**Aim of the task:** Skip every picture, and extract verbatim the lines from the line containing "Give me the Bokeh source for this chart." to the line containing "from bokeh.resources import INLINE", both lines included.

>>>

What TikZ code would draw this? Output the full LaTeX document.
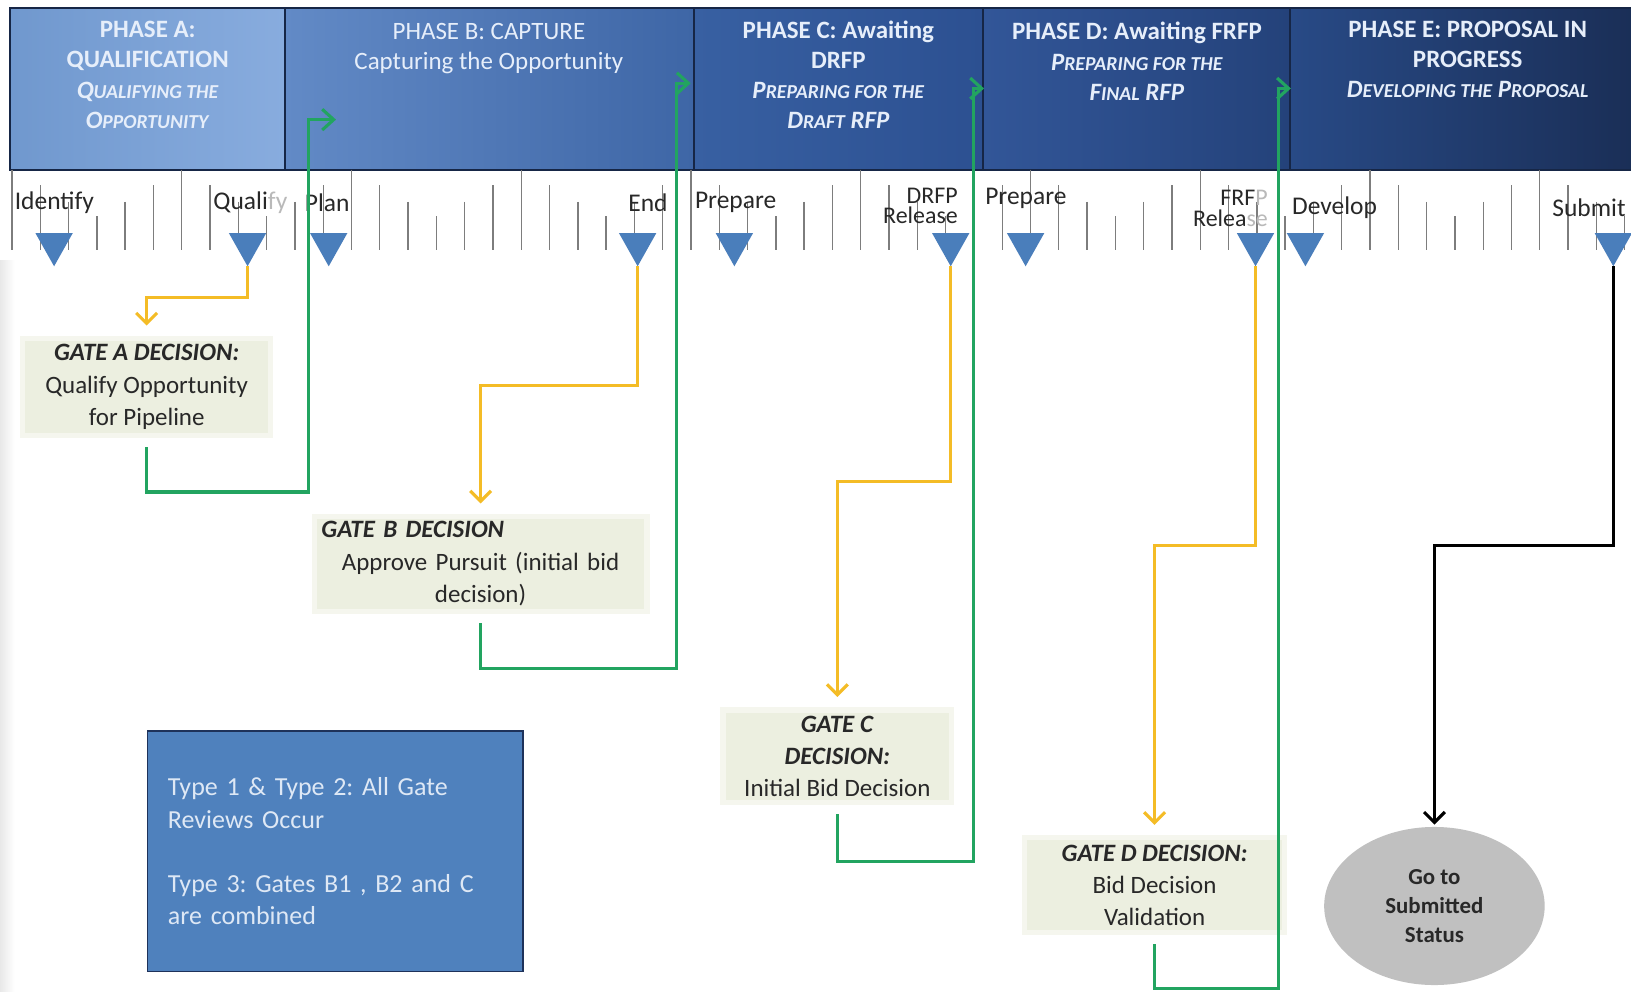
\documentclass[tikz,border=0pt]{standalone}
\usepackage{fontspec}
\setmainfont{Carlito}
\usetikzlibrary{arrows.meta,shapes.geometric}
\frenchspacing

\definecolor{hdrtext}{RGB}{230,238,250}
\definecolor{trifill}{RGB}{74,126,187}
\definecolor{yel}{RGB}{244,188,38}
\definecolor{grn}{RGB}{34,164,96}
\definecolor{gatefill}{RGB}{236,239,224}
\definecolor{gateglow}{RGB}{245,246,238}
\definecolor{legfill}{RGB}{79,129,189}
\definecolor{legline}{RGB}{30,50,90}
\definecolor{legtext}{RGB}{222,232,245}
\definecolor{navy}{RGB}{22,38,70}
\definecolor{tickc}{RGB}{125,125,125}
\definecolor{lbl}{RGB}{40,40,40}
\definecolor{ellfill}{RGB}{192,192,192}

\newcommand{\smc}[2]{#1{\fontsize{19}{20}\selectfont #2}}

\tikzset{
  hdr/.style={text=hdrtext, align=center, font=\fontsize{24}{29}\selectfont, inner sep=0pt},
  hdrb/.style={hdr, font=\bfseries\fontsize{24}{29}\selectfont},
  tl/.style={text=lbl, font=\fontsize{24.5}{20}\selectfont, inner sep=0pt},
  tl2/.style={text=lbl, font=\fontsize{23}{20}\selectfont, inner sep=0pt, align=right},
  tickline/.style={draw=tickc, line width=1.3pt},
  gate/.style={fill=gatefill, draw=gateglow, line width=5pt, inner sep=3pt, align=center,
               font=\fontsize{24}{31}\selectfont, text=lbl},
  yline/.style={draw=yel, line width=3pt, -{Straight Barb[length=10pt,width=20pt]}, shorten >=10pt},
  gline/.style={draw=grn, line width=3pt, -{Straight Barb[length=11pt,width=20pt]}, shorten <=9pt},
  kline/.style={draw=black, line width=3pt, -{Straight Barb[length=10pt,width=20pt]}, shorten >=2pt},
}

\begin{document}
\begin{tikzpicture}[x=1pt,y=-1pt]
\useasboundingbox (0,0) rectangle (1568,953);
\fill[white] (0,0) rectangle (1568,953);
\shade[left color=black!9, right color=white] (0,250) rectangle (14,953);

% header band
\shade[left color={rgb,255:red,112;green,152;blue,206}, right color={rgb,255:red,136;green,172;blue,222}] (10,8) rectangle (274,163);
\shade[left color={rgb,255:red,98;green,138;blue,198}, right color={rgb,255:red,62;green,102;blue,166}] (274,8) rectangle (667,163);
\shade[left color={rgb,255:red,56;green,96;blue,162}, right color={rgb,255:red,44;green,80;blue,145}] (667,8) rectangle (945,163);
\shade[left color={rgb,255:red,50;green,86;blue,152}, right color={rgb,255:red,36;green,66;blue,122}] (945,8) rectangle (1240,163);
\shade[left color={rgb,255:red,40;green,74;blue,134}, right color={rgb,255:red,26;green,46;blue,86}] (1240,8) rectangle (1575,163);
\draw[navy, line width=2pt] (10,8) rectangle (1580,163);
\foreach \xd in {274,667,945,1240} \draw[navy, line width=1.6pt] (\xd,8) -- (\xd,163);

\node[hdrb] (hA) at (142,72)
  {PHASE A:\\QUALIFICATION\\\textit{\smc{Q}{UALIFYING THE}}\\\textit{\smc{O}{PPORTUNITY}}};
\node[hdr] (hB) at (470,47) {PHASE B: CAPTURE\\Capturing the Opportunity};
\node[hdrb] (hC) at (806,72)
  {PHASE C: Awaiting\\DRFP\\\textit{\smc{P}{REPARING FOR THE}}\\\textit{\smc{D}{RAFT} RFP}};
\node[hdrb] (hD) at (1093,59)
  {PHASE D: Awaiting FRFP\\\textit{\smc{P}{REPARING FOR THE}}\\\textit{\smc{F}{INAL} RFP}};
\node[hdrb] (hE) at (1411,57)
  {PHASE E: PROPOSAL IN\\PROGRESS\\\textit{\smc{D}{EVELOPING THE} \smc{P}{ROPOSAL}}};

% ticks
\foreach \k in {0,...,57}{
  \pgfmathtruncatemacro\m{mod(\k,6)}
  \pgfmathsetmacro\tp{{163,178,194,208,194,178}[\m]}
  \draw[tickline] (11.5+27.2*\k,\tp) -- (11.5+27.2*\k,240);
}

% timeline labels
\node[tl, anchor=west] (lId) at (14,195) {Identify};
\node[tl, anchor=west] (lQu) at (205,195) {Quali{\color{gray!55}fy}};
\node[tl, anchor=west] (lPl) at (293,195) {Plan};
\node[tl, anchor=east] (lEn) at (642,195) {End};
\node[tl, anchor=west] (lP1) at (668,195) {Prepare};
\node[tl2, anchor=east] (lDR) at (921,198) {DRFP\\Release};
\node[tl, anchor=west] (lP2) at (947,191) {Prepare};
\node[tl2, anchor=east] (lFR) at (1219,200) {FRF{\color{gray!55}P}\\Relea{\color{gray!55}se}};
\node[tl, anchor=west] (lDe) at (1242,200) {Develop};
\node[tl, anchor=east] (lSu) at (1563,200) {Submit};

% milestone triangles
\foreach \xx/\nm in {52/tId,238/tQu,316/tPl,613/tEn,706/tP1,914/tDR,986/tP2,1207/tFR,1255/tDe,1551/tSu}{
  \fill[trifill] (\xx-18,224) -- (\xx+18,224) -- (\xx,256) -- cycle;
  \coordinate (\nm) at (\xx,256);
}

% gate boxes
\node[gate, minimum width=238pt, minimum height=93pt] (gA) at (141,372)
  {\textbf{\textit{GATE A DECISION:}}\\Qualify Opportunity\\for Pipeline};
\node[gate, minimum width=320pt, minimum height=91pt, text width=306pt] (gB) at (462,542)
  {\textbf{\textit{GATE B DECISION}}\hfill\null\\Approve Pursuit (initial bid\\decision)};
\node[gate, minimum width=220pt, minimum height=89pt] (gC) at (805,727)
  {\textbf{\textit{GATE C}}\\\textbf{\textit{DECISION:}}\\Initial Bid Decision};
\node[gate, minimum width=250pt, minimum height=91pt] (gD) at (1110,851)
  {\textbf{\textit{GATE D DECISION:}}\\Bid Decision\\Validation};
\node[ellipse, fill=ellfill, minimum width=212pt, minimum height=152pt, inner sep=0pt,
      align=center, text=lbl, font=\bfseries\fontsize{22}{28}\selectfont] (go) at (1379,871)
  {Go to\\Submitted\\Status};

% legend
\node[fill=legfill, draw=legline, line width=1.5pt, minimum width=361pt, minimum height=231pt,
      text width=322pt, align=left, text=legtext, font=\fontsize{25}{31}\selectfont] (leg) at (322.5,818.5)
  {Type 1 \& Type 2: All Gate\\Reviews Occur\\[31pt]Type 3: Gates B1 , B2 and C\\are combined};

% green targets in header
\coordinate (pB) at (323,115);
\coordinate (pC) at (664,80);
\coordinate (pD) at (946,85);
\coordinate (pE) at (1241,85);

% yellow connectors
\draw[yline] (tQu) -- ++(0,30) -| (gA.north);
\draw[yline] (tEn) -- ++(0,115) -| (gB.north);
\draw[yline] (tDR) -- ++(0,207) -| (gC.north);
\draw[yline] (tFR) -- ++(0,268) -| (gD.north);
\draw[kline] (tSu) -- ++(0,268) -| (go.north);

% green connectors
\draw[gline] (gA.south) |- (297,473) |- (pB);
\draw[gline] (gB.south) |- (650,643) |- (pC);
\draw[gline] (gC.south) |- (936,828) |- (pD);
\draw[gline] (gD.south) |- (1229,950) |- (pE);
\end{tikzpicture}
\end{document}
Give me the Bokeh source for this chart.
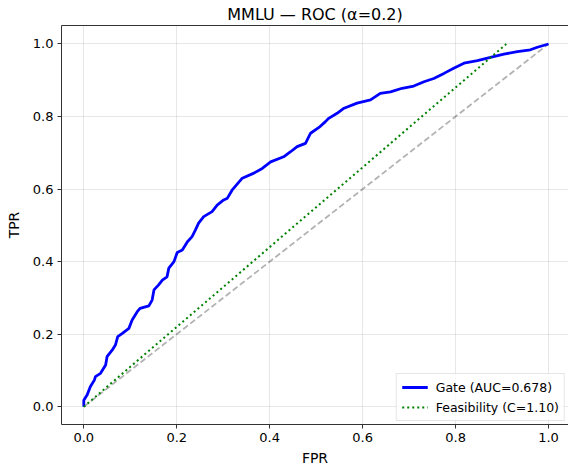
from bokeh.plotting import figure
from bokeh.models import Range1d, FixedTicker, LinearAxis, Legend, LegendItem, NumeralTickFormatter
from bokeh.embed import file_html
from bokeh.resources import INLINE

# ROC curve of the gate
gate_fpr = [0.0, 0.0, 0.007, 0.014, 0.023, 0.025, 0.036, 0.047, 0.050, 0.061, 0.068, 0.073,
            0.083, 0.097, 0.104, 0.115, 0.121, 0.140, 0.147, 0.151, 0.161, 0.169, 0.179, 0.183,
            0.194, 0.201, 0.212, 0.223, 0.233, 0.240, 0.247, 0.258, 0.276, 0.287, 0.301, 0.309,
            0.319, 0.341, 0.366, 0.384, 0.402, 0.430, 0.445, 0.459, 0.477, 0.488, 0.506, 0.520,
            0.527, 0.545, 0.560, 0.588, 0.617, 0.638, 0.660, 0.685, 0.710, 0.732, 0.753, 0.775,
            0.796, 0.818, 0.847, 0.875, 0.904, 0.933, 0.961, 0.976, 1.0]
gate_tpr = [0.0, 0.018, 0.032, 0.055, 0.074, 0.083, 0.092, 0.115, 0.138, 0.156, 0.170, 0.193,
            0.202, 0.216, 0.239, 0.262, 0.271, 0.278, 0.294, 0.322, 0.336, 0.349, 0.358, 0.382,
            0.400, 0.425, 0.432, 0.455, 0.469, 0.487, 0.506, 0.524, 0.538, 0.556, 0.570, 0.575,
            0.597, 0.630, 0.644, 0.657, 0.675, 0.689, 0.703, 0.717, 0.726, 0.754, 0.770, 0.786,
            0.795, 0.809, 0.823, 0.837, 0.846, 0.864, 0.868, 0.878, 0.884, 0.896, 0.905, 0.919,
            0.933, 0.947, 0.954, 0.963, 0.972, 0.979, 0.984, 0.991, 1.0]

# Feasibility line TPR = C * FPR, with C = 1.10
feas_fpr = [0.0, 1 / 1.10]
feas_tpr = [0.0, 1.0]

# chance diagonal
diag_fpr = [0.0, 1.0]
diag_tpr = [0.0, 1.0]

ticks = [0.0, 0.2, 0.4, 0.6, 0.8, 1.0]
gate_label = "Gate (AUC=0.678)"
feas_label = "Feasibility (C=1.10)"
title_text = "MMLU \u2014 ROC (\u03b1=0.2)"

FONT = "DejaVu Sans"

p = figure(width=568, height=468, output_backend="svg", toolbar_location=None,
           x_range=Range1d(-0.048, 1.043), y_range=Range1d(-0.049, 1.051),
           min_border_left=61, min_border_right=0, min_border_top=25, min_border_bottom=44)

p.title.text = title_text
p.title.align = "center"
p.title.text_font = FONT
p.title.text_font_size = "16px"
p.title.text_font_style = "normal"
p.title.text_color = "#000000"
p.title.standoff = 4
p.title.offset = 0

p.outline_line_color = None
p.background_fill_color = "white"
p.border_fill_color = "white"

for ax in (p.xaxis[0], p.yaxis[0]):
    ax.ticker = FixedTicker(ticks=ticks)
    ax.formatter = NumeralTickFormatter(format="0.0")
    ax.major_label_text_font = FONT
    ax.major_label_text_font_size = "13px"
    ax.major_label_text_color = "#000000"
    ax.axis_label_text_font = FONT
    ax.axis_label_text_font_size = "14px"
    ax.axis_label_text_font_style = "normal"
    ax.axis_label_text_color = "#000000"
    ax.minor_tick_line_color = None
    ax.major_tick_in = 0
    ax.major_tick_out = 4
    ax.major_tick_line_color = "#333333"
    ax.axis_line_color = "#333333"
    ax.major_label_standoff = 4

p.xaxis.axis_label = "FPR"
p.yaxis.axis_label = "TPR"
p.xaxis.axis_label_standoff = 5
p.yaxis.axis_label_standoff = 8

top = LinearAxis(ticker=FixedTicker(ticks=[]), major_label_text_font_size="0px",
                 major_tick_line_color=None, minor_tick_line_color=None,
                 axis_line_color="#333333")
p.add_layout(top, "above")

for g in (p.xgrid[0], p.ygrid[0]):
    g.ticker = FixedTicker(ticks=ticks)
    g.grid_line_color = "#b0b0b0"
    g.grid_line_alpha = 0.3

p.line(diag_fpr, diag_tpr, line_color="#000000", line_alpha=0.3, line_width=1.8, line_dash="6 3")
r_gate = p.line(gate_fpr, gate_tpr, line_color="#0000ff", line_width=2.8)
r_feas = p.line(feas_fpr, feas_tpr, line_color="#008000", line_width=2, line_dash="2 3")

legend = Legend(items=[LegendItem(label=gate_label, renderers=[r_gate]),
                       LegendItem(label=feas_label, renderers=[r_feas])],
                location="bottom_right")
legend.label_text_font = FONT
legend.label_text_font_size = "12.5px"
legend.label_text_color = "#000000"
legend.border_line_color = "#cccccc"
legend.border_line_width = 1
legend.background_fill_alpha = 0.8
legend.margin = 3
legend.padding = 5
legend.spacing = 4
legend.glyph_width = 26
legend.label_standoff = 8
legend.label_height = 16
legend.glyph_height = 16
p.add_layout(legend, "center")

open("out.html", "w").write(file_html(p, INLINE))
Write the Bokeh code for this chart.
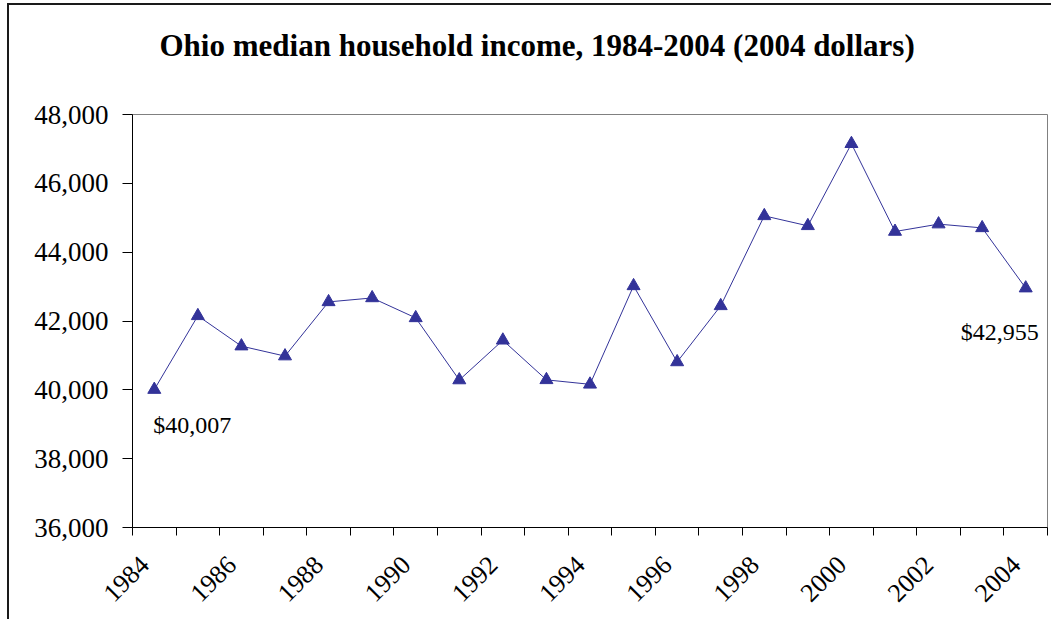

<<<

**Solved exercise:**
Give me the Bokeh source for this chart.
from bokeh.plotting import figure
from bokeh.models import Range1d, FixedTicker, LinearAxis, Legend, LegendItem, NumeralTickFormatter
from bokeh.embed import file_html
from bokeh.resources import INLINE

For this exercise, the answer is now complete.